1. Rene Descartes
    Believed in dualism - mind and body were separate.
  2. John Locke
    Associated with empiricism. Children are born with a blank slate that experience writes on. Knowledge comes from experience through the senses; science should be observation and experimentation.
  3. Charles Darwin
    Associated with natural selection, evolution, and adaptive traits.
  4. Ivan Pavlov
    Russian physiologist who observed conditioned salivary responses in dogs (classical conditioning; unconditioned and conditioned stimuli & responses).
  5. John Watson
    Behaviorist, thought that cognition isn't important. Did the Little Albert experiment with Rosalie Rayner -- used conditioning to make a toddler afraid of white rats.
  6. B.F. Skinner
    Worked with operant conditioning (how to control self to elicit rewards or avoid punishment). Made the Skinner Box. Developed reinforcement schedules: fixed ratio, variable ratio, fixed interval, and variable interval. Studied the importance of operant conditioning on education, work, and parenting.
  7. Carl Rogers
    Believed that people are essentially good. Came up with unconditional positive regard (total acceptance towards another person)
  8. Abraham Maslow
    Created the hierarchy of human needs. Believed that people generally strove to be self-actualized. (think Cobb!)
  9. Weber's Law
    To be perceived as different, two stimuli must differ by a contact minimum percentage, as opposed to a constant amount. (just noticeable difference)
  10. Albert Bandura
    Believed that children learned through association
  11. Noam Chomsky
    Identified 'critical age' before which language must be learned. Findings had a large effect on the wild child team.
  12. Carl Lange
    James-Lange theory says that emotions follow bodily responses. A pounding heart (the arousal) may lead you to label yourself as feeling fear (the emotion).

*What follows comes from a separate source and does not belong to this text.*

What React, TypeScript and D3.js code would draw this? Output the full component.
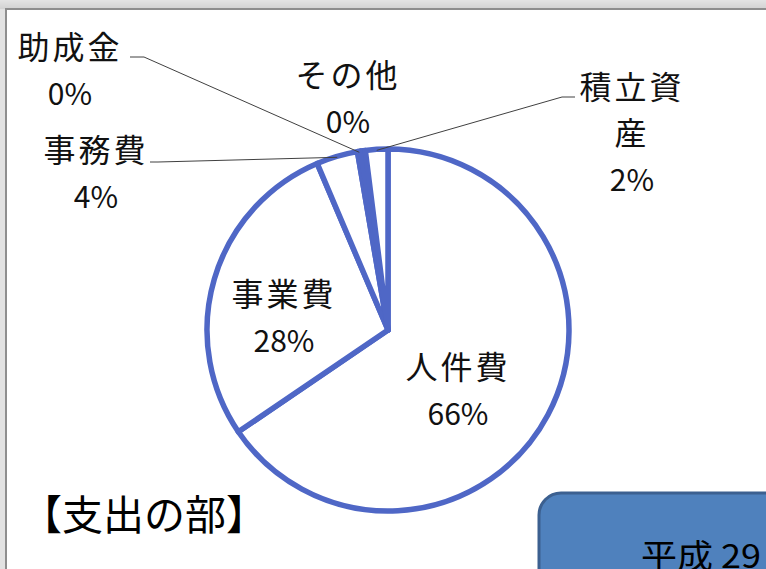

  13. Walter Cannon and Philip Bard
    Cannon-Bard theory says that arousal and emotion occur simultaneously. One does not cause the other.
  14. Stanley Schachter and J.E. Singer
    Schachter-Singer Two-Factor Theory says that physiology and cognitions create emotion together. To experience emotion, there must be a physical arousal and a cognitive label. --Pounding heart (arousal) + "i'm afraid" (cognitive label) = fear (emotion).
  15. Erik Erikson
    Developmental theorist, associated with the term basic trust. Most known for his stages of development with psychosocial tasks: 1) Infancy - trust vs. mistrust; 2) Toddlerhood - autonomy vs. shame and doubt; 3) Preschooler - initiative vs. guilt; 4) Elementary school - competence vs. inferiority; 5) Adolescence - identity vs. role confusion; 6) Young adulthood - intimacy vs. isolation; 7) Middle adulthood - generativity vs. stagnation; 8) Late adulthood - integrity vs. despair.
  16. Jean Piaget
    Came up with the idea of schemas, accomodate and assimilate. Morality developed with cognition. (Four cognitive stages: sensorimotor stage - experience world with senses; preoperational stage - worked with language, not logic; concrete operational stage - worked with logic; 4formal operational - abstract reasoning.)
  17. Lawrence Kohlberg
    development of moral reasoning. (Preconventional morality: before age 9, children obey to avoid punishment or gain concrete rewards. Conventional morality: by early adolescence, children obey laws because they are laws. Postconventional morality: those with abstract reasoning obey what they think is right, based on ethical principles.These three form a moral ladder.)
  18. Carl Jung
    Psychoanalyst (analytical psychology), neo-Freudian. Believed that there is a collective unconscious. People are molded by ancestral and personal history.
  19. Alfred Adler
    personality theorist and neo-Freudian. People have a need to belong. Inferiority complex rather than Oedipus complex
  20. Karen Horney
    Opposed Freud's penis envy theory with the womb envy theory of her own (men are jealous of woman's ability to give birth). Believed childhood anxiety triggered desire for love/security.
  21. Julian Rotter
    loci of controls--(perceptions of control) External = outside forces determine fate. Internal = they control their own destiny.